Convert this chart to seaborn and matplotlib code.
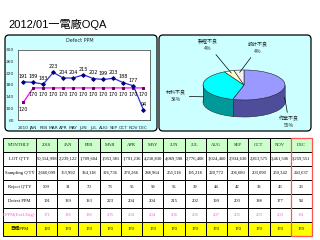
import numpy as np
import pandas as pd
import matplotlib
matplotlib.use("Agg")
import matplotlib.pyplot as plt
import seaborn as sns
from matplotlib.patches import FancyBboxPatch, Rectangle

# ---------------- data ----------------
title = "2012/01一電廠OQA"
chart_title = "Defect PPM"
months = ["2010", "JAN", "FEB", "MAR", "APR", "MAY", "JUN", "JUL", "AUG", "SEP", "OCT", "NOV", "DEC"]
defect_ppm = [191, 189, 183, 223, 204, 204, 215, 202, 199, 203, 188, 177, 94]
target_ppm = [120, 170, 170, 170, 170, 170, 170, 170, 170, 170, 170, 170, 170]
lot_qty = ["50,314,998", "2,239,122", "1,709,604", "1,953,381", "1,791,236", "4,218,830",
           "4,069,598", "2,776,408", "3,024,460", "2,934,630", "2,813,575", "3,461,506", "3,259,551"]
sampling_qty = ["2,660,099", "163,992", "384,118", "326,736", "270,266", "288,964",
                "255,518", "195,218", "220,772", "206,680", "203,090", "259,342", "243,637"]
reject_qty = [509, 31, 70, 73, 55, 59, 55, 39, 44, 42, 38, 46, 23]
dppm_excl = [171, 186, 186, 205, 204, 204, 206, 206, 207, 205, 203, 203, 131]
row_labels = ["MONTHLY", "LOT Q'TY", "Sampling Q'TY", "Reject Q'TY", "Defect PPM",
              "DPPM(Excl.Eng)", "目標PPM"]
y_ticks = [60, 100, 140, 180, 220, 260, 300]
pie_labels = ["作業不良", "材料不良", "製程不良", "設計不良"]
pie_values = [55, 38, 4, 4]

# ---------------- figure ----------------
W, H = 320, 240
sns.set_style("white")
plt.rcParams["font.family"] = ["DejaVu Sans", "Noto Sans CJK TC"]
fig = plt.figure(figsize=(3.2, 2.4), dpi=100)
fig.patch.set_facecolor("white")

def fx(x):
    return x / W

def fy(y):
    return 1 - y / H

# background layer in pixel coordinates
bg = fig.add_axes([0, 0, 1, 1], zorder=-10)
bg.set_xlim(0, W)
bg.set_ylim(H, 0)
bg.axis("off")

cjk = ["Liberation Sans", "Noto Sans CJK TC"]
bg.text(8, 24, title, fontsize=8, family=cjk, ha="left", va="center", color="black",
        fontweight="medium")

for (x0, y0, x1, y1) in [(5, 35, 157, 131), (159, 35, 311, 131)]:
    bg.add_patch(FancyBboxPatch((x0, y0), x1 - x0, y1 - y0,
                                boxstyle="round,pad=0,rounding_size=4",
                                fc="#ccffff", ec="black", lw=0.9))
bg.text(80, 41, chart_title, fontsize=3.5, ha="center", va="center")

# ---------------- line chart ----------------
ax = fig.add_axes([fx(17.7), fy(120), (150 - 17.7) / W, 70 / H], zorder=1)
df = pd.DataFrame({"idx": np.arange(len(months)), "month": months,
                   "defect": defect_ppm, "target": target_ppm})
sns.lineplot(data=df, x="idx", y="target", ax=ax, color="#ff00ff", lw=0.9,
             marker="s", markersize=1.6, markerfacecolor="#660066", markeredgecolor="#660066")
sns.lineplot(data=df, x="idx", y="defect", ax=ax, color="#3333cc", lw=0.9,
             marker="D", markersize=1.9, markerfacecolor="#000080", markeredgecolor="#000080")
ax.set_facecolor("white")
ax.set_xlim(-0.55, len(months) - 0.35)
ax.set_ylim(y_ticks[0], y_ticks[-1])
ax.set_yticks(y_ticks)
ax.set_yticklabels([str(t) for t in y_ticks])
ax.set_xticks(df["idx"])
ax.set_xticklabels(months)
ax.set_xlabel("")
ax.set_ylabel("")
ax.tick_params(axis="both", labelsize=3.2, length=1.5, width=0.4, pad=1)
ax.tick_params(axis="x", pad=3)
for s in ax.spines.values():
    s.set_color("#555555")
    s.set_linewidth(0.6)
for i, v in enumerate(defect_ppm):
    ax.annotate(str(v), (i, v), xytext=(0, 2.3), textcoords="offset points",
                ha="center", va="bottom", fontsize=3.5, color="black")
for i, v in enumerate(target_ppm):
    ax.annotate(str(v), (i, v), xytext=(0, -3.0), textcoords="offset points",
                ha="center", va="top", fontsize=3.5, color="black")

# ---------------- pie chart (pseudo 3D) ----------------
cx, cy, rx, ry, depth_px = 244, 85, 41, 15, 17
pax = fig.add_axes([fx(159), fy(131), 152 / W, 96 / H], zorder=1)
pax.patch.set_visible(False)
top_colors = ["#9999ff", "#00ffff", "#ffffcc", "#f2f2f2"]
side_colors = ["#4d4d99", "#009999", "#aaaa77", "#aaaaaa"]
depth = depth_px / ry
layers = np.linspace(depth, 0, 30)[:-1]
for k, d in enumerate(layers):
    pax.pie(pie_values, colors=side_colors, startangle=90, counterclock=False,
            center=(0, -d), radius=1,
            wedgeprops=dict(lw=0.4 if k == 0 else 0, ec="#222222"))
pax.pie(pie_values, colors=top_colors, startangle=90, counterclock=False,
        center=(0, 0), radius=1, wedgeprops=dict(lw=0.4, ec="#222222"))
fr = np.array(pie_values) / np.sum(pie_values)
cum = np.concatenate([[0], np.cumsum(fr)])
bounds = np.deg2rad(90 - 360 * cum)
for b in list(bounds) + [np.pi, 0.0]:
    if np.sin(b) <= 0.01:
        pax.plot([np.cos(b), np.cos(b)], [np.sin(b), np.sin(b) - depth], color="#222222", lw=0.4)
pax.set_aspect("auto")
pax.set_xlim((159 - cx) / rx, (311 - cx) / rx)
pax.set_ylim((cy - 131) / ry, (cy - 35) / ry)
pax.axis("off")

mids = np.deg2rad(90 - 360 * (cum[:-1] + fr / 2))
label_pos_px = [(289, 122), (176, 96), (208, 45), (258, 48)]
for lab, v, m, (px, py) in zip(pie_labels, pie_values, mids, label_pos_px):
    tx, ty = np.cos(m), np.sin(m)
    if ty < 0:
        ty = ty - depth * 0.6
    else:
        tx, ty = tx * 0.85, ty * 0.85
    pax.annotate(f"{lab}\n{v}%", xy=(tx, ty), xytext=((px - cx) / rx, (cy - py) / ry),
                 ha="center", va="center", fontsize=3.6, family=["Noto Sans CJK TC"],
                 linespacing=1.6,
                 arrowprops=dict(arrowstyle="-", lw=0.5, color="black", shrinkA=0, shrinkB=0))

# ---------------- table ----------------
tax = fig.add_axes([0, 0, 1, 1], zorder=2)
tax.patch.set_visible(False)
tax.axis("off")
tax.set_xlim(0, 1)
tax.set_ylim(0, 1)
rows = [
    [row_labels[0]] + months,
    [row_labels[1]] + lot_qty,
    [row_labels[2]] + sampling_qty,
    [row_labels[3]] + [str(v) for v in reject_qty],
    [row_labels[4]] + [str(v) for v in defect_ppm],
    [row_labels[5]] + [str(v) for v in dppm_excl],
    [row_labels[6]] + [str(v) for v in target_ppm],
]
ncol = len(rows[0])
row_bg = ["#ccffcc", "white", "white", "white", "white", "white", "#ffff00"]
row_fg = ["#003300", "black", "black", "black", "black", "#ff55dd", "black"]
colours = [[row_bg[r]] * ncol for r in range(len(rows))]
t_left, t_right, t_top, t_bot = 3, 312, 138, 236
first_w = 33 / (t_right - t_left)
other_w = (1 - first_w) / (ncol - 1)
tbl = tax.table(cellText=rows, cellColours=colours, cellLoc="center",
                colWidths=[first_w] + [other_w] * (ncol - 1),
                bbox=[fx(t_left), fy(t_bot), (t_right - t_left) / W, (t_bot - t_top) / H])
tbl.auto_set_font_size(False)
tbl.set_fontsize(3.3)
for (r, c), cell in tbl.get_celld().items():
    cell.set_edgecolor("black")
    cell.set_linewidth(0.7)
    txt = cell.get_text()
    txt.set_color(row_fg[r])
    txt.set_fontfamily(["Liberation Serif", "Noto Sans CJK TC"])
    if c == 0 and r > 0:
        cell._loc = "left"
        cell.PAD = 0.04
dec_x0 = t_left + (first_w + other_w * (ncol - 2)) * (t_right - t_left)
tax.add_patch(Rectangle((fx(dec_x0), fy(t_bot)), (t_right - dec_x0) / W, (t_bot - t_top) / H,
                        fill=False, ec="#ff5555", lw=0.9, zorder=5))

fig.savefig("out.png", dpi=100, facecolor="white")
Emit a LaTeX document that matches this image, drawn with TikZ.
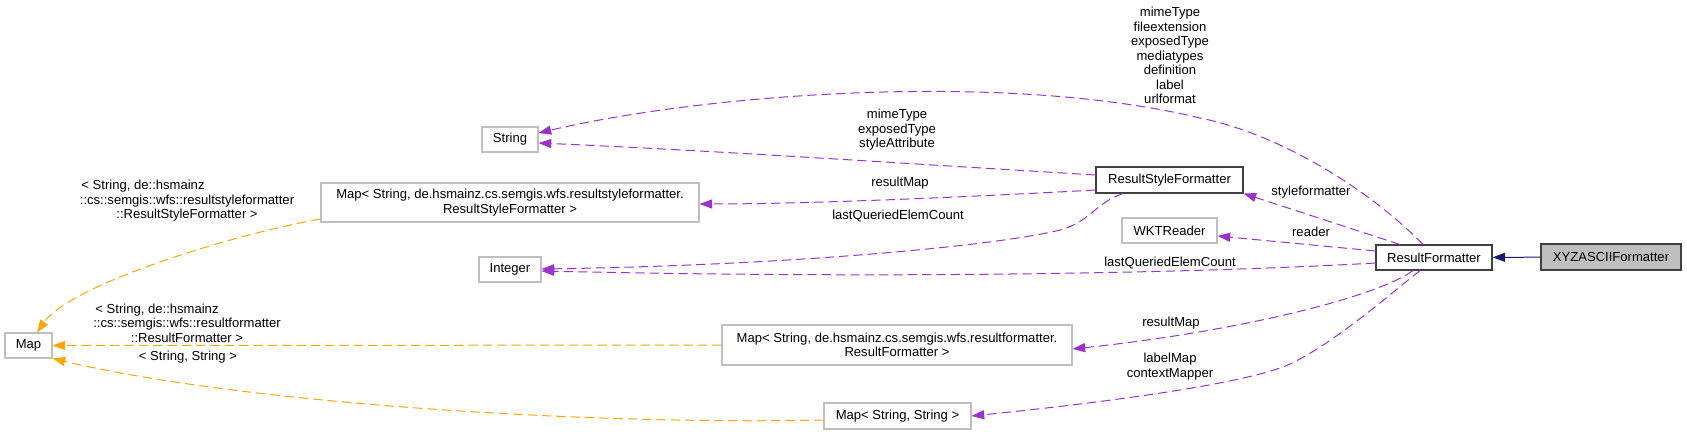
\documentclass[tikz,border=0pt]{standalone}
\usepackage{fontspec}
\setsansfont{Liberation Sans}
\usetikzlibrary{arrows.meta}
\definecolor{edgepurple}{HTML}{9A32CD}
\definecolor{edgeorange}{HTML}{FFA500}
\definecolor{edgenavy}{HTML}{191970}
\definecolor{boxgray}{HTML}{BFBFBF}
\definecolor{boxdark}{HTML}{404040}
\begin{document}
\begin{tikzpicture}[x=0.75pt, y=-0.75pt,
  class node/.style={draw=boxgray, line width=0.8pt, inner sep=0pt, align=center, minimum height=18.75pt},
  used class/.style={class node, draw=boxdark},
  this class/.style={used class, fill=boxgray},
  member edge/.style={-{Triangle[length=9.5pt,width=6.8pt]}, draw=edgepurple, line width=0.75pt, dash pattern=on 7pt off 3.75pt},
  template edge/.style={member edge, draw=edgeorange},
  inherit edge/.style={-{Triangle[length=9.5pt,width=6.8pt]}, draw=edgenavy, line width=0.75pt}]
        \tikzstyle{every node}=[font=\sffamily\fontsize{9.8}{10.9}\selectfont]
        \useasboundingbox (0,0) rectangle (1687,435);

          \node[class node, minimum width=35.25pt] (map) at (28.5,345.5) {Map};
          \node[class node, minimum width=42pt] (string) at (510,139.5) {String};
          \node[class node, minimum width=283.5pt, minimum height=29.25pt] (mapstyle) at (510,202.5) {Map< String, de.hsmainz.cs.semgis.wfs.resultstyleformatter.\\ResultStyleFormatter >};
          \node[class node, minimum width=46.5pt] (integer) at (510,269.5) {Integer};
          \node[class node, minimum width=262.5pt, minimum height=30pt] (mapresult) at (897,345) {Map< String, de.hsmainz.cs.semgis.wfs.resultformatter.\\ResultFormatter >};
          \node[class node, minimum width=110.25pt, minimum height=19.5pt] (mapstring) at (897.5,416) {Map< String, String >};
          \node[used class, minimum width=110.25pt, minimum height=19.5pt] (stylefmt) at (1169.5,180) {ResultStyleFormatter};
          \node[class node, minimum width=71.25pt] (wkt) at (1169.5,230.5) {WKTReader};
          \node[used class, minimum width=87pt] (resultfmt) at (1434,257.5) {ResultFormatter};
          \node[this class, minimum width=105pt, minimum height=19.5pt] (xyz) at (1611,257) {XYZASCIIFormatter};

          % edge labels
          \node[align=center] (l-str-rf) at (1170,55.5) {mimeType\\fileextension\\exposedType\\mediatypes\\definition\\label\\urlformat};
          \node[align=center] (l-str-rsf) at (897,130) {mimeType\\exposedType\\styleAttribute};
          \node (l-map-rsf) at (900,183) {resultMap};
          \node (l-int-rsf) at (898,216) {lastQueriedElemCount};
          \node (l-rsf-rf) at (1311,192) {styleformatter};
          \node (l-wkt-rf) at (1311,232) {reader};
          \node (l-int-rf) at (1170,263) {lastQueriedElemCount};
          \node (l-map-rf) at (1171,323) {resultMap};
          \node[align=center] (l-ss-rf) at (1170,366.5) {labelMap\\contextMapper};
          \node[align=center] (l-map-style) at (187,201) {< String, de::hsmainz\makebox[66pt]{}\\::cs::semgis::wfs::resultstyleformatter\\::ResultStyleFormatter >};
          \node[align=center] (l-map-result) at (187,323) {< String, de::hsmainz\makebox[45pt]{}\\::cs::semgis::wfs::resultformatter\\::ResultFormatter >};
          \node (l-map-string) at (188,357) {< String, String >};

          % members
          \draw[member edge] ([shift={(-11,0)}]resultfmt.north) .. controls (1370,190) and (1280,134) .. (1200,118) .. controls (1000,70) and (700,95) .. ([shift={(0,-6.5)}]string.east);
          \draw[member edge] ([shift={(0,-5)}]stylefmt.west) .. controls (850,160) and (700,150) .. ([shift={(0,3.5)}]string.east);
          \draw[member edge] ([shift={(0,10)}]stylefmt.west) .. controls (950,198) and (800,204) .. ([shift={(0,1.5)}]mapstyle.east);
          \draw[member edge] ([shift={(-46.5,0)}]stylefmt.south) .. controls (1095,203) and (1090,222) .. (1060,230) .. controls (1000,245) and (800,265) .. ([shift={(0,-0.5)}]integer.east);
          \draw[member edge] ([shift={(-34,0)}]resultfmt.north) -- (stylefmt.south east);
          \draw[member edge] ([shift={(0,-6.5)}]resultfmt.west) -- ([shift={(0,5.5)}]wkt.east);
          \draw[member edge] ([shift={(0,5.5)}]resultfmt.west) .. controls (1200,273) and (900,279) .. ([shift={(0,1.5)}]integer.east);
          \draw[member edge] ([shift={(-21,0)}]resultfmt.south) .. controls (1380,295) and (1250,330) .. ([shift={(0,4)}]mapresult.east);
          \draw[member edge] ([shift={(-14,0)}]resultfmt.south) .. controls (1395,290) and (1335,343) .. (1290,364) .. controls (1240,387) and (1060,407) .. (mapstring.east);

          % inheritance and templates
          \draw[inherit edge] (xyz) -- (resultfmt);
          \draw[template edge] ([shift={(0,16.5)}]mapstyle.west) .. controls (230,235) and (70,285) .. ([shift={(8.5,0)}]map.north);
          \draw[template edge] (mapresult) -- (map);
          \draw[template edge] ([shift={(0,4)}]mapstring.west) .. controls (600,425) and (250,405) .. (map.south east);

        \end{tikzpicture}
\end{document}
══════
=== INSTRUCTION ===
Go from the first line of the listing to the line holding "from matplotlib.patches import" and, please, transcribe those lines exactly, both included, with no pictures.

=== FINAL RESULT ===
Convert this chart to seaborn and matplotlib code.
import numpy as np
import pandas as pd
import matplotlib
matplotlib.use("Agg")
import matplotlib.pyplot as plt
import seaborn as sns
from matplotlib.patches import FancyBboxPatch, Rectangle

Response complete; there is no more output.